Directive.
Leaving out every picture, retype the lines below from the top through the one that contains "ax = fig.add_axes([0.1335, 0.1266, 0.8495, 0.8246])".

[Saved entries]
* * * * * * * * *

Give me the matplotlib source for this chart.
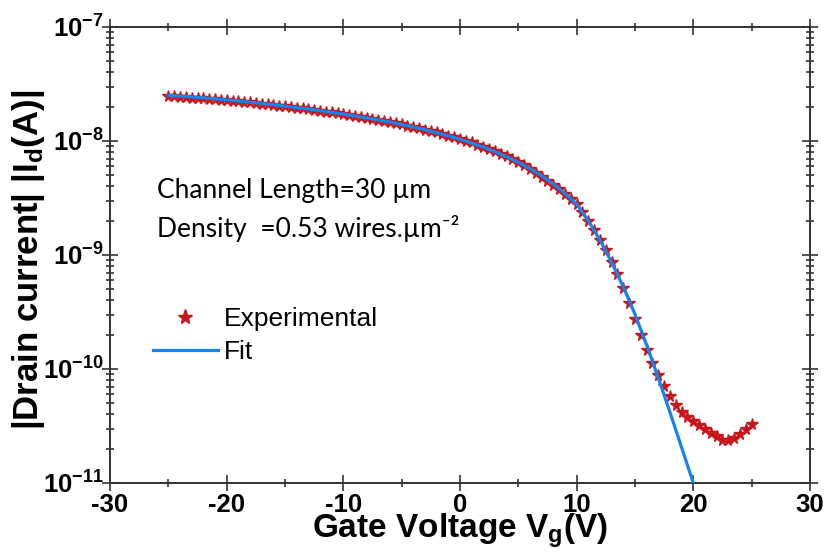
import numpy as np
import matplotlib
matplotlib.use("Agg")
import matplotlib.pyplot as plt
from matplotlib.ticker import LogLocator, MultipleLocator, FuncFormatter
from matplotlib.lines import Line2D

plt.rcParams['font.family'] = ['Liberation Sans', 'DejaVu Sans']
plt.rcParams['mathtext.fontset'] = 'custom'
plt.rcParams['mathtext.rm'] = 'Liberation Sans'
plt.rcParams['mathtext.bf'] = 'Liberation Sans:bold'
plt.rcParams['mathtext.it'] = 'Liberation Sans:italic'
plt.rcParams['axes.unicode_minus'] = False

# transfer curve, Vg swept -25..25 V in 0.5 V steps, log10(|Id| / A)
vg_exp = np.arange(-25.0, 25.01, 0.5)
log_id_exp = [
    -7.605, -7.608, -7.612, -7.615, -7.619, -7.623, -7.627, -7.631, -7.635, -7.639,
    -7.643, -7.647, -7.652, -7.657, -7.662, -7.667, -7.673, -7.678, -7.684, -7.690,
    -7.696, -7.702, -7.708, -7.714, -7.721, -7.728, -7.735, -7.742, -7.749, -7.756,
    -7.764, -7.772, -7.780, -7.788, -7.797, -7.806, -7.815, -7.824, -7.834, -7.844,
    -7.855, -7.866, -7.877, -7.888, -7.900, -7.912, -7.925, -7.938, -7.952, -7.966,
    -7.981, -7.997, -8.013, -8.031, -8.050, -8.070, -8.090, -8.112, -8.135, -8.159,
    -8.185, -8.214, -8.245, -8.279, -8.315, -8.350, -8.385, -8.424, -8.465, -8.508,
    -8.555, -8.625, -8.700, -8.780, -8.870, -8.960, -9.060, -9.170, -9.290, -9.420,
    -9.560, -9.700, -9.830, -9.950, -10.050, -10.150, -10.240, -10.315, -10.375, -10.420,
    -10.455, -10.490, -10.525, -10.560, -10.590, -10.620, -10.625, -10.605, -10.570, -10.530,
    -10.480,
]

# model fit, 1 V steps
vg_fit = np.arange(-25.0, 20.01, 1.0)
log_id_fit = [
    -7.600, -7.606, -7.613, -7.621, -7.630, -7.639, -7.649, -7.659, -7.670, -7.682,
    -7.694, -7.707, -7.720, -7.734, -7.749, -7.764, -7.780, -7.797, -7.815, -7.834,
    -7.855, -7.877, -7.901, -7.927, -7.955, -7.985, -8.018, -8.054, -8.094, -8.138,
    -8.187, -8.243, -8.306, -8.378, -8.460, -8.553, -8.700, -8.870, -9.065, -9.280,
    -9.520, -9.790, -10.080, -10.380, -10.690, -11.000,
]

id_exp = 10.0 ** np.array(log_id_exp)
id_fit = 10.0 ** np.array(log_id_fit)

red = '#c8161d'
blue = '#1384f0'

fig = plt.figure(figsize=(8.24, 5.53), dpi=100)
ax = fig.add_axes([0.1335, 0.1266, 0.8495, 0.8246])

ax.plot(vg_exp, id_exp, linestyle='none', marker='*', ms=8.5,
        color=red, markeredgecolor=red, zorder=2)
ax.plot(vg_fit, id_fit, color=blue, lw=2.3, zorder=3)

ax.set_yscale('log')
ax.set_xlim(-30, 30)
ax.set_ylim(1e-11, 1e-7)

ax.xaxis.set_major_locator(MultipleLocator(10))
ax.xaxis.set_minor_locator(MultipleLocator(5))
ax.yaxis.set_major_locator(LogLocator(base=10, numticks=10))
ax.yaxis.set_minor_locator(LogLocator(base=10, subs=np.arange(2, 10), numticks=20))
ax.yaxis.set_major_formatter(
    FuncFormatter(lambda v, p: r'$\mathbf{10^{%d}}$' % int(round(np.log10(v)))))
ax.yaxis.set_minor_formatter(FuncFormatter(lambda v, p: ''))

for s in ax.spines.values():
    s.set_linewidth(1.4)
    s.set_color('#333333')

ax.tick_params(which='both', direction='inout', top=True, right=True,
               color='#333333', width=1.2)
ax.tick_params(which='major', length=12)
ax.tick_params(which='minor', length=6)
ax.tick_params(axis='x', which='major', labelsize=18.5, pad=1)
ax.tick_params(axis='y', which='major', labelsize=18.5, pad=-1.5)
for lab in ax.get_xticklabels():
    lab.set_fontweight('bold')

ax.set_xlabel(r'Gate Voltage V$_\mathbf{g}$(V)', fontsize=24, fontweight='bold')
ax.xaxis.set_label_coords(0.5, -0.062)
ax.set_ylabel(r'|Drain current| |I$_\mathbf{d}$(A)|', fontsize=25, fontweight='bold')
ax.yaxis.set_label_coords(-0.09, 0.489)

ax.text(0.067, 0.6425, 'Channel Length=30 \u00b5m', transform=ax.transAxes,
        family=['Lato', 'DejaVu Sans'], fontsize=19, va='center')
ax.text(0.067, 0.559, 'Density  =0.53 wires.\u00b5m\u207b\u00b2', transform=ax.transAxes,
        family=['Lato', 'DejaVu Sans'], fontsize=19, va='center')

handles = [
    Line2D([], [], linestyle='none', marker='*', ms=11, color=red),
    Line2D([], [], color=blue, lw=2.3),
]
fig.legend(handles, ['Experimental', 'Fit'], loc='upper left',
           bbox_to_anchor=(0.1857, 0.445), frameon=False, fontsize=19,
           handlelength=2.45, handletextpad=0.25, labelspacing=0.36,
           borderpad=0, borderaxespad=0)

fig.savefig('out.png', dpi=100)
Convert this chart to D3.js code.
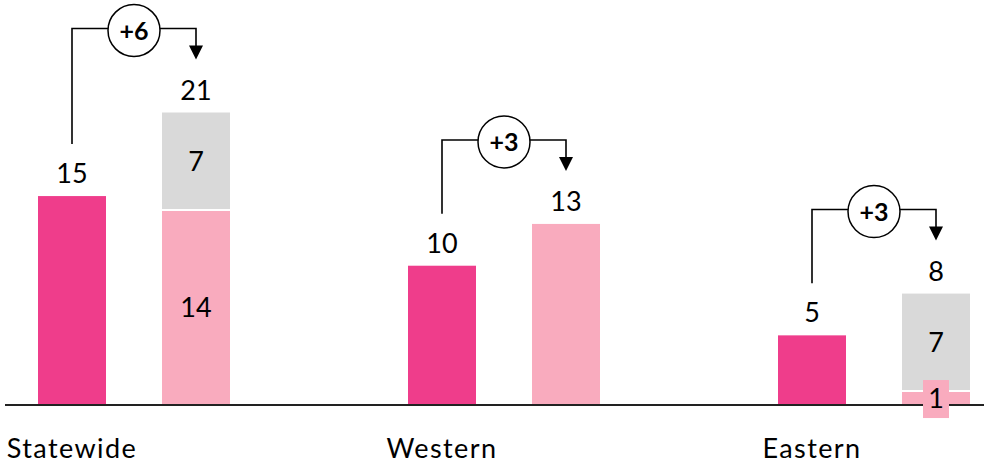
<!DOCTYPE html>
<html><head><meta charset="utf-8">
<script src="https://cdn.jsdelivr.net/npm/d3@7"></script>
<style>body{margin:0;background:#fff}svg{display:block}text{font-family:Lato,"Open Sans",sans-serif}</style>
</head><body><svg id="c" width="984" height="465"></svg>
<script>
const categories = ["Statewide", "Western", "Eastern"];
const beforeValues = [15, 10, 5];
const afterBase = [14, 13, 1];
const afterAdded = [7, 0, 7];
const afterTotals = [21, 13, 8];
const deltas = ["+6", "+3", "+3"];

const svg = d3.select("#c");
const W = 984, H = 465;
const baseY = 405;
const x = d3.scaleBand().domain(categories).range([-51, 1059]).paddingInner(0).paddingOuter(0);
const xi = d3.scaleBand().domain(["before", "after"]).range([89, 281]).paddingInner(0.4516).paddingOuter(0);
const y = d3.scaleLinear().domain([0, 21]).range([baseY, 112.5]);
const bw = xi.bandwidth();

const C_DARK = "#EF3D8B", C_LIGHT = "#F9ABBE", C_GREY = "#D9D9D9";

const g = svg.append("g");
categories.forEach((cat, i) => {
  const x1 = x(cat) + xi("before"), x2 = x(cat) + xi("after");
  g.append("rect").attr("x", x1).attr("y", y(beforeValues[i])).attr("width", bw)
    .attr("height", y(0) - y(beforeValues[i])).attr("fill", C_DARK);
  const segs = [[0, afterBase[i], C_LIGHT], [afterBase[i], afterBase[i] + afterAdded[i], C_GREY]];
  segs.forEach(([a, b, col]) => {
    if (b - a <= 0) return;
    g.append("rect").attr("x", x2).attr("y", y(b)).attr("width", bw)
      .attr("height", y(a) - y(b)).attr("fill", col);
  });
  if (afterAdded[i] > 0) {
    g.append("line").attr("x1", x2).attr("x2", x2 + bw)
      .attr("y1", y(afterBase[i])).attr("y2", y(afterBase[i]))
      .attr("stroke", "#fff").attr("stroke-width", 2);
  }
});

svg.append("line").attr("x1", 5).attr("x2", W).attr("y1", baseY).attr("y2", baseY)
  .attr("stroke", "#222").attr("stroke-width", 2);

const fs = 27;
categories.forEach((cat, i) => {
  const c1 = x(cat) + xi("before") + bw / 2, c2 = x(cat) + xi("after") + bw / 2;
  const t1 = y(beforeValues[i]), t2 = y(afterTotals[i]);
  svg.append("text").attr("x", c1).attr("y", t1 - 13).attr("text-anchor", "middle")
    .attr("font-size", fs).attr("fill", "#000").text(beforeValues[i]);
  svg.append("text").attr("x", c2).attr("y", t2 - 13).attr("text-anchor", "middle")
    .attr("font-size", fs).attr("fill", "#000").text(afterTotals[i]);
  if (afterAdded[i] > 0) {
    const mid0 = (y(0) + y(afterBase[i])) / 2;
    const mid1 = (y(afterBase[i]) + y(afterTotals[i])) / 2;
    if (y(0) - y(afterBase[i]) < 30) {
      svg.append("rect").attr("x", c2 - 13).attr("y", mid0 - 18).attr("width", 26).attr("height", 38)
        .attr("fill", C_LIGHT);
    }
    svg.append("text").attr("x", c2).attr("y", mid0).attr("dy", "0.36em").attr("text-anchor", "middle")
      .attr("font-size", fs).attr("fill", "#000").text(afterBase[i]);
    svg.append("text").attr("x", c2).attr("y", mid1).attr("dy", "0.36em").attr("text-anchor", "middle")
      .attr("font-size", fs).attr("fill", "#000").text(afterAdded[i]);
  }
  const ly = t2 - 84, r = 26, cx = (c1 + c2) / 2;
  svg.append("path").attr("d", `M${c1},${t1 - 52}V${ly}H${cx - r}`).attr("fill", "none")
    .attr("stroke", "#000").attr("stroke-width", 1.6);
  svg.append("path").attr("d", `M${cx + r},${ly}H${c2}V${t2 - 64}`).attr("fill", "none")
    .attr("stroke", "#000").attr("stroke-width", 1.6);
  svg.append("path").attr("d", `M${c2 - 7},${t2 - 67}L${c2 + 7},${t2 - 67}L${c2},${t2 - 53}Z`).attr("fill", "#000");
  svg.append("circle").attr("cx", cx).attr("cy", ly + 2).attr("r", r).attr("fill", "#fff")
    .attr("stroke", "#000").attr("stroke-width", 1.5);
  svg.append("text").attr("x", cx).attr("y", ly + 2).attr("dy", "0.36em").attr("text-anchor", "middle")
    .attr("font-size", 25).attr("font-weight", "bold").attr("fill", "#000").text(deltas[i]);
  svg.append("text").attr("x", c1).attr("y", 458).attr("text-anchor", "middle")
    .attr("font-size", 27).attr("letter-spacing", "1.4px").attr("fill", "#000").text(cat);
});
</script></body></html>
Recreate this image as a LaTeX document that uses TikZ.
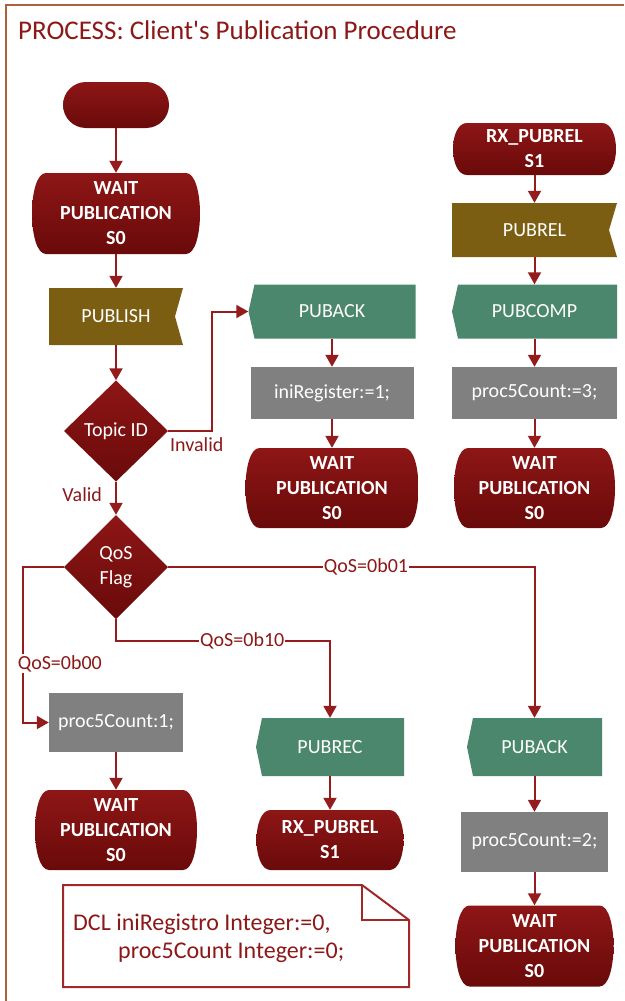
\documentclass[tikz,border=0pt]{standalone}
\usepackage{fontspec}
\setmainfont{Carlito}
\usetikzlibrary{arrows.meta,calc}

\definecolor{framec}{RGB}{172,98,62}
\definecolor{ink}{RGB}{140,24,24}
\definecolor{lnk}{RGB}{148,28,28}
\definecolor{stA}{RGB}{142,22,22}
\definecolor{stB}{RGB}{106,10,10}
\definecolor{sigOut}{RGB}{124,94,18}
\definecolor{sigIn}{RGB}{74,135,108}
\definecolor{taskGray}{RGB}{128,128,128}
\definecolor{noteRed}{RGB}{160,40,40}

\tikzset{
  lbl/.style={text=ink, font=\fontsize{20}{24}\selectfont, inner sep=1pt},
  lblw/.style={lbl, fill=white},
  flow/.style={draw=lnk, line width=2pt, -{Triangle[width=13pt,length=12pt]}},
  shp/.style 2 args={inner sep=0pt, text=white, align=center,
    font=\fontsize{20}{25}\selectfont, minimum width=#1pt, minimum height=#2pt},
  % SDL state: flat top and bottom, bulging sides
  statebox/.style 2 args={shp={#1}{#2}, font=\fontsize{20}{25}\selectfont\bfseries,
    path picture={\shade[top color=stA, bottom color=stB]
      let \p1=(path picture bounding box.south west),
          \p2=(path picture bounding box.north east) in
      (\x1+14pt,\y2) -- (\x2-14pt,\y2)
      .. controls (\x2+4.67pt,\y2) and (\x2+4.67pt,\y1) .. (\x2-14pt,\y1)
      -- (\x1+14pt,\y1)
      .. controls (\x1-4.67pt,\y1) and (\x1-4.67pt,\y2) .. cycle;}},
  % SDL decision
  decision/.style 2 args={shp={#1}{#2},
    path picture={\shade[top color=stA, bottom color=stB]
      (path picture bounding box.north) -- (path picture bounding box.east)
      -- (path picture bounding box.south) -- (path picture bounding box.west) -- cycle;}},
  % SDL output signal: notch on the right
  sendbox/.style 2 args={shp={#1}{#2},
    path picture={\fill[sigOut]
      let \p1=(path picture bounding box.south west),
          \p2=(path picture bounding box.north east),
          \p3=(path picture bounding box.east) in
      (\x1,\y2) -- (\x2,\y2) -- (\x2-8pt,\y3) -- (\x2,\y1) -- (\x1,\y1) -- cycle;}},
  % SDL input signal: point on the left
  recvbox/.style 2 args={shp={#1}{#2},
    path picture={\fill[sigIn]
      let \p1=(path picture bounding box.south west),
          \p2=(path picture bounding box.north east),
          \p3=(path picture bounding box.west) in
      (\x1+6pt,\y2) -- (\x2,\y2) -- (\x2,\y1) -- (\x1+6pt,\y1) -- (\x3,\y3) -- cycle;}},
  taskbox/.style 2 args={shp={#1}{#2}, fill=taskGray},
  termbox/.style 2 args={shp={#1}{#2}, rounded corners=23pt, top color=stA, bottom color=stB},
  notec/.style={draw=noteRed, line width=2pt, line join=miter},
}

\begin{document}
\begin{tikzpicture}[x=1pt,y=1pt]
\useasboundingbox (0,0) rectangle (624,-1001);

% frame
\draw[framec, line width=2pt] (6,-1001) -- (6,-5) -- (624,-5);

\node[anchor=base west, text=ink, font=\fontsize{27}{32}\selectfont, inner sep=0pt]
  (title) at (18,-39) {PROCESS: Client\textquotesingle s Publication Procedure};

% left column
\node[termbox={106}{46}] (start) at (116,-105) {};
\node[statebox={168}{81}] (wait1) at (116,-213.5) {WAIT\\PUBLICATION\\S0};
\node[sendbox={134}{57}] (publish) at (116,-316.5) {PUBLISH};
\node[decision={104}{101}] (topic) at (116,-431) {Topic ID};
\node[decision={104}{104}] (qos) at (116,-567) {QoS\\Flag};
\node[taskbox={134}{59}] (proc1) at (116,-722.5) {proc5Count:1;};
\node[statebox={162}{80}] (wait4) at (116,-830) {WAIT\\PUBLICATION\\S0};

% middle column
\node[recvbox={167}{54}] (puback1) at (332,-311.5) {PUBACK};
\node[taskbox={163}{52}] (inireg) at (332,-393) {iniRegister:=1;};
\node[statebox={173}{80}] (wait2) at (332,-488) {WAIT\\PUBLICATION\\S0};
\node[recvbox={148}{58}] (pubrec) at (330,-747) {PUBREC};
\node[statebox={147}{60}] (rx2) at (330,-840) {RX\_PUBREL\\S1};

% right column
\node[statebox={163}{52}] (rx1) at (534.5,-149) {RX\_PUBREL\\S1};
\node[sendbox={165}{54}] (pubrel) at (534.5,-230) {PUBREL};
\node[recvbox={165}{54}] (pubcomp) at (534.5,-311.5) {PUBCOMP};
\node[taskbox={165}{52}] (proc3) at (534.5,-393) {proc5Count:=3;};
\node[statebox={161}{80}] (wait3) at (534.5,-488) {WAIT\\PUBLICATION\\S0};
\node[recvbox={135}{58}] (puback2) at (534.5,-747) {PUBACK};
\node[taskbox={147}{60}] (proc2) at (534.5,-842) {proc5Count:=2;};
\node[statebox={158}{81}] (wait5) at (534.5,-946) {WAIT\\PUBLICATION\\S0};

% connectors
\draw[flow] (start) -- (wait1);
\draw[flow] (wait1) -- (publish);
\draw[flow] (publish) -- (topic);
\draw[flow] (topic) -- node[lbl, anchor=east, pos=0.4, xshift=-12pt] {Valid} (qos);
\draw[flow] (topic.east) node[lbl, anchor=north west, yshift=-5pt] {Invalid}
  -- ++(44,0) |- (puback1);
\draw[flow] (puback1) -- (inireg);
\draw[flow] (inireg) -- (wait2);

\draw[flow] (qos.west) -- ++(-41,0) |- node[lblw, anchor=west, xshift=-7pt, pos=0.31] {QoS=0b00} (proc1);
\draw[flow] (proc1) -- (wait4);
\draw[flow] (qos.south) -- ++(0,-22) -| node[lblw, pos=0.295] {QoS=0b10} (pubrec);
\draw[flow] (pubrec) -- (rx2);
\draw[flow] (qos.east) -| node[lblw, pos=0.27] {QoS=0b01} (puback2);
\draw[flow] (puback2) -- (proc2);
\draw[flow] (proc2) -- (wait5);

\draw[flow] (rx1) -- (pubrel);
\draw[flow] (pubrel) -- (pubcomp);
\draw[flow] (pubcomp) -- (proc3);
\draw[flow] (proc3) -- (wait3);

% declaration note with folded corner
\draw[notec] (63,-885) -- (362,-885) -- (409,-920) -- (409,-987) -- (63,-987) -- cycle;
\draw[notec] (362,-885) -- (362,-920) -- (409,-920);
\node[anchor=base west, text=ink, align=left, inner sep=0pt,
  font=\fontsize{24}{28}\selectfont] (dcl) at (73,-958)
  {DCL iniRegistro Integer:=0,\\\hspace*{45pt}proc5Count Integer:=0;};
\end{tikzpicture}
\end{document}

* * * * * * * * *

Correct answer.
Give me the matplotlib source for this chart.
import numpy as np
import matplotlib
matplotlib.use("Agg")
import matplotlib.pyplot as plt
from matplotlib.ticker import LogLocator, MultipleLocator, FuncFormatter
from matplotlib.lines import Line2D

plt.rcParams['font.family'] = ['Liberation Sans', 'DejaVu Sans']
plt.rcParams['mathtext.fontset'] = 'custom'
plt.rcParams['mathtext.rm'] = 'Liberation Sans'
plt.rcParams['mathtext.bf'] = 'Liberation Sans:bold'
plt.rcParams['mathtext.it'] = 'Liberation Sans:italic'
plt.rcParams['axes.unicode_minus'] = False

# transfer curve, Vg swept -25..25 V in 0.5 V steps, log10(|Id| / A)
vg_exp = np.arange(-25.0, 25.01, 0.5)
log_id_exp = [
    -7.605, -7.608, -7.612, -7.615, -7.619, -7.623, -7.627, -7.631, -7.635, -7.639,
    -7.643, -7.647, -7.652, -7.657, -7.662, -7.667, -7.673, -7.678, -7.684, -7.690,
    -7.696, -7.702, -7.708, -7.714, -7.721, -7.728, -7.735, -7.742, -7.749, -7.756,
    -7.764, -7.772, -7.780, -7.788, -7.797, -7.806, -7.815, -7.824, -7.834, -7.844,
    -7.855, -7.866, -7.877, -7.888, -7.900, -7.912, -7.925, -7.938, -7.952, -7.966,
    -7.981, -7.997, -8.013, -8.031, -8.050, -8.070, -8.090, -8.112, -8.135, -8.159,
    -8.185, -8.214, -8.245, -8.279, -8.315, -8.350, -8.385, -8.424, -8.465, -8.508,
    -8.555, -8.625, -8.700, -8.780, -8.870, -8.960, -9.060, -9.170, -9.290, -9.420,
    -9.560, -9.700, -9.830, -9.950, -10.050, -10.150, -10.240, -10.315, -10.375, -10.420,
    -10.455, -10.490, -10.525, -10.560, -10.590, -10.620, -10.625, -10.605, -10.570, -10.530,
    -10.480,
]

# model fit, 1 V steps
vg_fit = np.arange(-25.0, 20.01, 1.0)
log_id_fit = [
    -7.600, -7.606, -7.613, -7.621, -7.630, -7.639, -7.649, -7.659, -7.670, -7.682,
    -7.694, -7.707, -7.720, -7.734, -7.749, -7.764, -7.780, -7.797, -7.815, -7.834,
    -7.855, -7.877, -7.901, -7.927, -7.955, -7.985, -8.018, -8.054, -8.094, -8.138,
    -8.187, -8.243, -8.306, -8.378, -8.460, -8.553, -8.700, -8.870, -9.065, -9.280,
    -9.520, -9.790, -10.080, -10.380, -10.690, -11.000,
]

id_exp = 10.0 ** np.array(log_id_exp)
id_fit = 10.0 ** np.array(log_id_fit)

red = '#c8161d'
blue = '#1384f0'

fig = plt.figure(figsize=(8.24, 5.53), dpi=100)
ax = fig.add_axes([0.1335, 0.1266, 0.8495, 0.8246])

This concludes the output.